Return the material exactly, first line through the line containing "var y = d3.scaleLinear().domain([-2, 3]).range([383, 23]);", and nothing more. Pictures stay out.

*Recorded information*:
--------------------

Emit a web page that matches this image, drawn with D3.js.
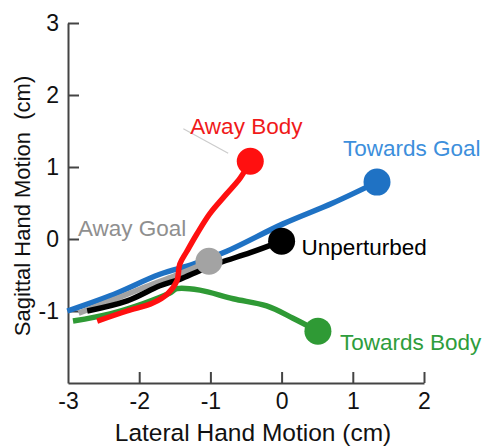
<!DOCTYPE html>
<html>
<head>
<meta charset="utf-8">
<script src="https://cdn.jsdelivr.net/npm/d3@7"></script>
<style>
  body { margin: 0; background: #fff; }
  text { font-family: "Liberation Sans", Arial, sans-serif; }
</style>
</head>
<body>
<div id="chart"></div>
<script>
// tick labels
var xTicks = [-3, -2, -1, 0, 1, 2];
var yTicks = [-1, 0, 1, 2, 3];

// mean hand paths, [lateral, sagittal] in cm
var towardsGoal = [[-3.01,-1.0],[-2.41,-0.79],[-1.71,-0.49],[-1.24,-0.35],[-0.77,-0.17],[0.02,0.21],[0.72,0.50],[1.34,0.79]];
var unperturbed = [[-2.73,-1.0],[-2.17,-0.86],[-1.71,-0.65],[-1.43,-0.56],[-1.15,-0.44],[-0.87,-0.33],[-0.44,-0.19],[0.0,-0.03]];
var awayGoal    = [[-2.85,-1.03],[-2.4,-0.86],[-1.9,-0.66],[-1.5,-0.51],[-1.2,-0.39],[-1.02,-0.31]];
var towardsBody = [[-2.93,-1.14],[-2.41,-1.04],[-1.95,-0.90],[-1.57,-0.75],[-1.47,-0.69],[-1.15,-0.71],[-0.68,-0.83],[-0.21,-0.93],[0.16,-1.10],[0.51,-1.28]];
var awayBody    = [[-2.59,-1.14],[-2.17,-1.0],[-1.81,-0.89],[-1.60,-0.76],[-1.47,-0.58],[-1.43,-0.35],[-1.33,-0.17],[-1.19,0.07],[-1.01,0.35],[-0.77,0.63],[-0.58,0.85],[-0.44,1.08]];

// leader line next to "Away Body"
var leader = [[-1.38,1.53],[-0.75,1.19]];

var series = [
  {name: "Towards Body", pts: towardsBody, line: "#2f9a35", label: "#2e9d3c", dx: 22, dy: 19},
  {name: "Towards Goal", pts: towardsGoal, line: "#1f72c4", label: "#3d8fdc", dx: -34, dy: -26},
  {name: "Away Goal",    pts: awayGoal,    line: "#a3a3a3", label: "#8f8f8f", dx: -131, dy: -25},
  {name: "Unperturbed",  pts: unperturbed, line: "#000000", label: "#000000", dx: 20, dy: 14},
  {name: "Away Body",    pts: awayBody,    line: "#ff1010", label: "#f01a1a", dx: -60, dy: -27}
];

var W = 485, H = 446;
var svg = d3.select("#chart")
  .append("svg")
    .attr("width", W)
    .attr("height", H);

var x = d3.scaleLinear().domain([-3, 2]).range([68, 424]);
var y = d3.scaleLinear().domain([-2, 3]).range([383, 23]);

// axes, ticks point inwards
var gx = svg.append("g")
  .attr("transform", "translate(0," + y(-2) + ")")
  .call(d3.axisBottom(x).tickValues(xTicks).tickSize(-11).tickSizeOuter(0).tickPadding(10)
    .tickFormat(d3.format("d")));
var gy = svg.append("g")
  .attr("transform", "translate(" + x(-3) + ",0)")
  .call(d3.axisLeft(y).tickValues(yTicks).tickSize(-11).tickSizeOuter(0).tickPadding(9)
    .tickFormat(d3.format("d")));

[gx, gy].forEach(function(g) {
  g.select(".domain").attr("stroke", "#444").attr("stroke-width", 2);
  g.selectAll(".tick line").attr("stroke", "#444").attr("stroke-width", 2);
  g.selectAll(".tick text")
    .attr("fill", "#111")
    .style("font-size", "23px")
    .style("font-family", "Liberation Sans, Arial, sans-serif")
    .text(function(d) { return d < 0 ? "-" + Math.abs(d) : d; });
});
gx.selectAll(".tick").filter(function(d) { return d === -3; }).select("line").remove();

// axis titles
svg.append("text")
  .attr("x", 253).attr("y", 441)
  .attr("text-anchor", "middle")
  .style("font-size", "24.5px")
  .attr("fill", "#111")
  .text("Lateral Hand Motion (cm)");

svg.append("text")
  .attr("transform", "translate(30,206) rotate(-90)")
  .attr("text-anchor", "middle")
  .style("font-size", "22px")
  .attr("fill", "#111")
  .style("white-space", "pre")
  .text("Sagittal Hand Motion  (cm)");

// faint leader
svg.append("path")
  .datum(leader)
  .attr("fill", "none")
  .attr("stroke", "#cccccc")
  .attr("stroke-width", 1.2)
  .attr("d", d3.line().x(function(d) { return x(d[0]); }).y(function(d) { return y(d[1]); }));

var line = d3.line()
  .curve(d3.curveCatmullRom)
  .x(function(d) { return x(d[0]); })
  .y(function(d) { return y(d[1]); });

// paths
svg.selectAll("path.traj")
  .data(series)
  .enter()
  .append("path")
    .attr("class", "traj")
    .attr("fill", "none")
    .attr("stroke", function(d) { return d.line; })
    .attr("stroke-width", 5.5)
    .attr("stroke-linecap", "butt")
    .attr("d", function(d) { return line(d.pts); });

// end points
svg.selectAll("circle.end")
  .data(series)
  .enter()
  .append("circle")
    .attr("class", "end")
    .attr("cx", function(d) { return x(d.pts[d.pts.length - 1][0]); })
    .attr("cy", function(d) { return y(d.pts[d.pts.length - 1][1]); })
    .attr("r", 13.5)
    .attr("fill", function(d) { return d.line; });

// labels
svg.selectAll("text.lab")
  .data(series)
  .enter()
  .append("text")
    .attr("class", "lab")
    .attr("x", function(d) { return x(d.pts[d.pts.length - 1][0]) + d.dx; })
    .attr("y", function(d) { return y(d.pts[d.pts.length - 1][1]) + d.dy; })
    .attr("fill", function(d) { return d.label; })
    .style("font-size", "22.5px")
    .text(function(d) { return d.name; });
</script>
</body>
</html>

--------------------

*Solution to this exercise*:
Emit a web page that matches this image, drawn with D3.js.
<!DOCTYPE html>
<html>
<head>
<meta charset="utf-8">
<script src="https://cdn.jsdelivr.net/npm/d3@7"></script>
<style>
  body { margin: 0; background: #fff; }
  text { font-family: "Liberation Sans", Arial, sans-serif; }
</style>
</head>
<body>
<div id="chart"></div>
<script>
// tick labels
var xTicks = [-3, -2, -1, 0, 1, 2];
var yTicks = [-1, 0, 1, 2, 3];

// mean hand paths, [lateral, sagittal] in cm
var towardsGoal = [[-3.01,-1.0],[-2.41,-0.79],[-1.71,-0.49],[-1.24,-0.35],[-0.77,-0.17],[0.02,0.21],[0.72,0.50],[1.34,0.79]];
var unperturbed = [[-2.73,-1.0],[-2.17,-0.86],[-1.71,-0.65],[-1.43,-0.56],[-1.15,-0.44],[-0.87,-0.33],[-0.44,-0.19],[0.0,-0.03]];
var awayGoal    = [[-2.85,-1.03],[-2.4,-0.86],[-1.9,-0.66],[-1.5,-0.51],[-1.2,-0.39],[-1.02,-0.31]];
var towardsBody = [[-2.93,-1.14],[-2.41,-1.04],[-1.95,-0.90],[-1.57,-0.75],[-1.47,-0.69],[-1.15,-0.71],[-0.68,-0.83],[-0.21,-0.93],[0.16,-1.10],[0.51,-1.28]];
var awayBody    = [[-2.59,-1.14],[-2.17,-1.0],[-1.81,-0.89],[-1.60,-0.76],[-1.47,-0.58],[-1.43,-0.35],[-1.33,-0.17],[-1.19,0.07],[-1.01,0.35],[-0.77,0.63],[-0.58,0.85],[-0.44,1.08]];

// leader line next to "Away Body"
var leader = [[-1.38,1.53],[-0.75,1.19]];

var series = [
  {name: "Towards Body", pts: towardsBody, line: "#2f9a35", label: "#2e9d3c", dx: 22, dy: 19},
  {name: "Towards Goal", pts: towardsGoal, line: "#1f72c4", label: "#3d8fdc", dx: -34, dy: -26},
  {name: "Away Goal",    pts: awayGoal,    line: "#a3a3a3", label: "#8f8f8f", dx: -131, dy: -25},
  {name: "Unperturbed",  pts: unperturbed, line: "#000000", label: "#000000", dx: 20, dy: 14},
  {name: "Away Body",    pts: awayBody,    line: "#ff1010", label: "#f01a1a", dx: -60, dy: -27}
];

var W = 485, H = 446;
var svg = d3.select("#chart")
  .append("svg")
    .attr("width", W)
    .attr("height", H);

var x = d3.scaleLinear().domain([-3, 2]).range([68, 424]);
var y = d3.scaleLinear().domain([-2, 3]).range([383, 23]);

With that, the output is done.